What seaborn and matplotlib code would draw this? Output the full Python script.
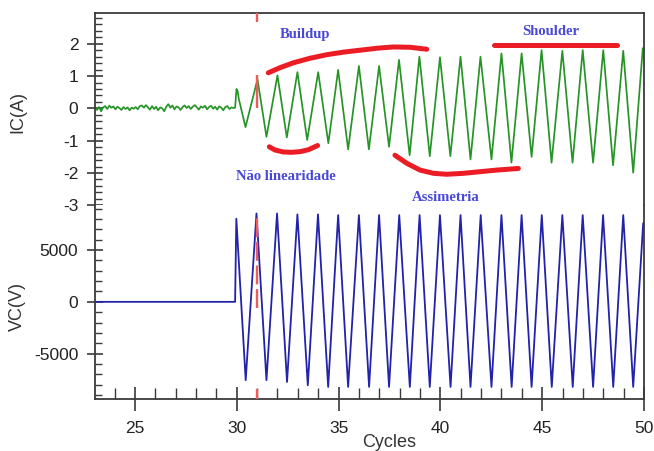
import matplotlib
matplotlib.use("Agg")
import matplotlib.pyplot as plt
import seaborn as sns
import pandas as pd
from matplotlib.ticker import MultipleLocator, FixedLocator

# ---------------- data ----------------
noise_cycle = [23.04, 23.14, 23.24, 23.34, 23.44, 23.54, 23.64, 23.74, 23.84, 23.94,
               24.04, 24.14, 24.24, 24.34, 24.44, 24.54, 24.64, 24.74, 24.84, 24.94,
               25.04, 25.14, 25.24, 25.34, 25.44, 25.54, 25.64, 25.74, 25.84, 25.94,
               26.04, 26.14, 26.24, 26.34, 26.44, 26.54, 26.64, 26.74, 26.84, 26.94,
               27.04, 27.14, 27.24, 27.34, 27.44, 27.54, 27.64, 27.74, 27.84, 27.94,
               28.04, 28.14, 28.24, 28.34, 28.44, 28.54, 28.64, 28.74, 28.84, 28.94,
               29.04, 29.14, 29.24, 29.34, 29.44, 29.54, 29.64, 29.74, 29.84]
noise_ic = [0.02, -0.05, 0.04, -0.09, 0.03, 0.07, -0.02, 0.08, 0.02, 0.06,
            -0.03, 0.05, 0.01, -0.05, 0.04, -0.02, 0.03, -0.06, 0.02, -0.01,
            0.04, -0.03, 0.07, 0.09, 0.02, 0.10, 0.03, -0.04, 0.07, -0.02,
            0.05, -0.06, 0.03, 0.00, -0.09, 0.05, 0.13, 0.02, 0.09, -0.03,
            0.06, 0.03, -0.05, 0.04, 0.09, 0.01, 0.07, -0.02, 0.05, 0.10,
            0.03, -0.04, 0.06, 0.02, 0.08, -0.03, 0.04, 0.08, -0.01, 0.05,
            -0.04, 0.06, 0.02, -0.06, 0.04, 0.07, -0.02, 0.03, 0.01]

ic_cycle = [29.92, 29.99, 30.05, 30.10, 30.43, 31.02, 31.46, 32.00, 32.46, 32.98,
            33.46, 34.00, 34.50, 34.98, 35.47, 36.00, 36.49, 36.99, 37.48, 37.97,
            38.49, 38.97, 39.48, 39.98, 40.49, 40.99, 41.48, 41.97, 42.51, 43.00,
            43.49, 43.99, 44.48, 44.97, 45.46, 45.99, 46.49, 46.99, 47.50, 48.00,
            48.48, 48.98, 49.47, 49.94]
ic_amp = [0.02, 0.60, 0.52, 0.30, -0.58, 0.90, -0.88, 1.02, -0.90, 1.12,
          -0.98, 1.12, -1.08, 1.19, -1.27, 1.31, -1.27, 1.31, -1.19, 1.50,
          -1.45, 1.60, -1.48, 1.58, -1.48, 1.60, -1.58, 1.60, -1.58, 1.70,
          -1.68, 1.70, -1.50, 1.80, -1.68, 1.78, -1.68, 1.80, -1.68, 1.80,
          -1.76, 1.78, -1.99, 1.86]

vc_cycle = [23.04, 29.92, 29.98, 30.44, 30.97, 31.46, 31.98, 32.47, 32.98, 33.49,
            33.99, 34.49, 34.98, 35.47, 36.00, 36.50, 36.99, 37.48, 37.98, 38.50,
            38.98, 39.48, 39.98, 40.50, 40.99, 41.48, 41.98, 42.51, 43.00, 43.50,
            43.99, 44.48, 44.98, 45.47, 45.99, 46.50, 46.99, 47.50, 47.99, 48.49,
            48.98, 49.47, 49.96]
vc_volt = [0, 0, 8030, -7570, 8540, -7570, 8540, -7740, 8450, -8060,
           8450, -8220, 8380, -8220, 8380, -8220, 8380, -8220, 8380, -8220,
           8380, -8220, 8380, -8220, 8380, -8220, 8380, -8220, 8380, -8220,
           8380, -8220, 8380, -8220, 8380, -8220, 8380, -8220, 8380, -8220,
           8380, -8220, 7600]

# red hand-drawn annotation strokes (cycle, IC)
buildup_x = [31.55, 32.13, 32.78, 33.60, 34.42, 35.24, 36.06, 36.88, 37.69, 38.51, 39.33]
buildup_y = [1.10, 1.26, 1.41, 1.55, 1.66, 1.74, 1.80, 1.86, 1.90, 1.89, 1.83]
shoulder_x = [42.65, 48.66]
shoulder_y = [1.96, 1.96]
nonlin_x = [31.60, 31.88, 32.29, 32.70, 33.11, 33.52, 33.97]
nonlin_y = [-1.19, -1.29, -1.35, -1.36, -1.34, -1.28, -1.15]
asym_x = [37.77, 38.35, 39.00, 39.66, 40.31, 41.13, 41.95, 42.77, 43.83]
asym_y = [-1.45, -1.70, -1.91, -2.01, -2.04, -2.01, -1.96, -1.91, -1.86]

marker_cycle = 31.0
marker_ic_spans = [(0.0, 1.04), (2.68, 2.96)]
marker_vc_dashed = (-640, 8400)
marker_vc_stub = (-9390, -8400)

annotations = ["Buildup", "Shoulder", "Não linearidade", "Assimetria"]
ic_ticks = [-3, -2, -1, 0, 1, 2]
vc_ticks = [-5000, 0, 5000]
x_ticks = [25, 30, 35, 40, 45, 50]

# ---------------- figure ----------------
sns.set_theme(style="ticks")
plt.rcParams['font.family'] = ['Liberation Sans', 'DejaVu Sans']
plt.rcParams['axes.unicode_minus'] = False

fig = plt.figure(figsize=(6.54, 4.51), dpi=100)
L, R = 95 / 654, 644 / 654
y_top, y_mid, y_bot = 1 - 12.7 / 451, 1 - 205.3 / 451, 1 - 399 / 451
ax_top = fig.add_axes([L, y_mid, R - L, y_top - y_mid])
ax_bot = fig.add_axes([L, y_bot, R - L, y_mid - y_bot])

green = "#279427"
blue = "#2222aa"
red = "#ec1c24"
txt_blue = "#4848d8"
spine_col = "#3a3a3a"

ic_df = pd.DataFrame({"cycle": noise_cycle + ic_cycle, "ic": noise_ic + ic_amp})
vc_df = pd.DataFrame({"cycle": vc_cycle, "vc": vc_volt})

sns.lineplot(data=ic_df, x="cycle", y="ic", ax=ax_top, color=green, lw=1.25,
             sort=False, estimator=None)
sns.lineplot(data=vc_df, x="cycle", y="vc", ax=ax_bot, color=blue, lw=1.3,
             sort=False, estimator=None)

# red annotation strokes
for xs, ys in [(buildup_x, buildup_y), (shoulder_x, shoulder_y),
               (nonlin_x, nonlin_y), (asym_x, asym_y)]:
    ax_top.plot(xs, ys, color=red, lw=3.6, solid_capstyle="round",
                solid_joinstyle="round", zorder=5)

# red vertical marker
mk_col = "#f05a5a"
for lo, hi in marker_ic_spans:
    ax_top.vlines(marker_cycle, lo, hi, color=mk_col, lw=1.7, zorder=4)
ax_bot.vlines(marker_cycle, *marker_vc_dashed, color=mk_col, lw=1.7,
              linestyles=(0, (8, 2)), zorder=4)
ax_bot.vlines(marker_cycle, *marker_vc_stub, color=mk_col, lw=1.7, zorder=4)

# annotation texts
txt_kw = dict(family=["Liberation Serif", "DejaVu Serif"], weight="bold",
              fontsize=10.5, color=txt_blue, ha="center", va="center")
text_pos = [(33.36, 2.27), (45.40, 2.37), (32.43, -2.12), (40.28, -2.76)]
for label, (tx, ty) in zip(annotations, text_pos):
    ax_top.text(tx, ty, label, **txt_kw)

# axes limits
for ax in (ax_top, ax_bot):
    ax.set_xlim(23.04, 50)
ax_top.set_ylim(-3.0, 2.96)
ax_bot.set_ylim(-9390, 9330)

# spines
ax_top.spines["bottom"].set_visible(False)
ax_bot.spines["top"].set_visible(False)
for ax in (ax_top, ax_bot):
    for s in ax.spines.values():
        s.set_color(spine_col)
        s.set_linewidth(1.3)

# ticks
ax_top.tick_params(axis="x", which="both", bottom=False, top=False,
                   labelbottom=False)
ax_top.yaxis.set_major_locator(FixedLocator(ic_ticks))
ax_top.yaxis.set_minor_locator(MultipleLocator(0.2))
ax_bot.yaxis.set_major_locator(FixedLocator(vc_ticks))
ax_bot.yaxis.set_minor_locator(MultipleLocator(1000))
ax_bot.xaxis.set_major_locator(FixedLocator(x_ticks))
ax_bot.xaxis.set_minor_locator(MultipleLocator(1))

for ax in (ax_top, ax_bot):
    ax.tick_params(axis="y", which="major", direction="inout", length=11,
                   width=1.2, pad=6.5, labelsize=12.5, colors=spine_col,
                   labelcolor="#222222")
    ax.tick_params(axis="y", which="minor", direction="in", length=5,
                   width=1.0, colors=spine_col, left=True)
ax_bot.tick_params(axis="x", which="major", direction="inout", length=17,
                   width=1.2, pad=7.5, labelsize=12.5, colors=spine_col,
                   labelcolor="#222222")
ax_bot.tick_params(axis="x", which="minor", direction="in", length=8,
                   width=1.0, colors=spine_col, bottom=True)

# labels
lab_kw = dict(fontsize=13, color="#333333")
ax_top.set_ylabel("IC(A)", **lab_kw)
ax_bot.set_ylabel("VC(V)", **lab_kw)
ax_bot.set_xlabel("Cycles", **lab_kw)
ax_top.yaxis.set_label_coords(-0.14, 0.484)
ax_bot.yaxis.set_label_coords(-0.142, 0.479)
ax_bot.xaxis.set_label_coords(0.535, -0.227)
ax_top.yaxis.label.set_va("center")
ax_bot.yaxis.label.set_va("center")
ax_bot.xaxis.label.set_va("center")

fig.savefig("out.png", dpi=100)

--------

● Task details
Starting with the first line of the data above and ending with the line containing "-1.76, 1.78, -1.99, 1.86]", please restate every line exactly, leaving images out.

● Expected answer
What seaborn and matplotlib code would draw this? Output the full Python script.
import matplotlib
matplotlib.use("Agg")
import matplotlib.pyplot as plt
import seaborn as sns
import pandas as pd
from matplotlib.ticker import MultipleLocator, FixedLocator

# ---------------- data ----------------
noise_cycle = [23.04, 23.14, 23.24, 23.34, 23.44, 23.54, 23.64, 23.74, 23.84, 23.94,
               24.04, 24.14, 24.24, 24.34, 24.44, 24.54, 24.64, 24.74, 24.84, 24.94,
               25.04, 25.14, 25.24, 25.34, 25.44, 25.54, 25.64, 25.74, 25.84, 25.94,
               26.04, 26.14, 26.24, 26.34, 26.44, 26.54, 26.64, 26.74, 26.84, 26.94,
               27.04, 27.14, 27.24, 27.34, 27.44, 27.54, 27.64, 27.74, 27.84, 27.94,
               28.04, 28.14, 28.24, 28.34, 28.44, 28.54, 28.64, 28.74, 28.84, 28.94,
               29.04, 29.14, 29.24, 29.34, 29.44, 29.54, 29.64, 29.74, 29.84]
noise_ic = [0.02, -0.05, 0.04, -0.09, 0.03, 0.07, -0.02, 0.08, 0.02, 0.06,
            -0.03, 0.05, 0.01, -0.05, 0.04, -0.02, 0.03, -0.06, 0.02, -0.01,
            0.04, -0.03, 0.07, 0.09, 0.02, 0.10, 0.03, -0.04, 0.07, -0.02,
            0.05, -0.06, 0.03, 0.00, -0.09, 0.05, 0.13, 0.02, 0.09, -0.03,
            0.06, 0.03, -0.05, 0.04, 0.09, 0.01, 0.07, -0.02, 0.05, 0.10,
            0.03, -0.04, 0.06, 0.02, 0.08, -0.03, 0.04, 0.08, -0.01, 0.05,
            -0.04, 0.06, 0.02, -0.06, 0.04, 0.07, -0.02, 0.03, 0.01]

ic_cycle = [29.92, 29.99, 30.05, 30.10, 30.43, 31.02, 31.46, 32.00, 32.46, 32.98,
            33.46, 34.00, 34.50, 34.98, 35.47, 36.00, 36.49, 36.99, 37.48, 37.97,
            38.49, 38.97, 39.48, 39.98, 40.49, 40.99, 41.48, 41.97, 42.51, 43.00,
            43.49, 43.99, 44.48, 44.97, 45.46, 45.99, 46.49, 46.99, 47.50, 48.00,
            48.48, 48.98, 49.47, 49.94]
ic_amp = [0.02, 0.60, 0.52, 0.30, -0.58, 0.90, -0.88, 1.02, -0.90, 1.12,
          -0.98, 1.12, -1.08, 1.19, -1.27, 1.31, -1.27, 1.31, -1.19, 1.50,
          -1.45, 1.60, -1.48, 1.58, -1.48, 1.60, -1.58, 1.60, -1.58, 1.70,
          -1.68, 1.70, -1.50, 1.80, -1.68, 1.78, -1.68, 1.80, -1.68, 1.80,
          -1.76, 1.78, -1.99, 1.86]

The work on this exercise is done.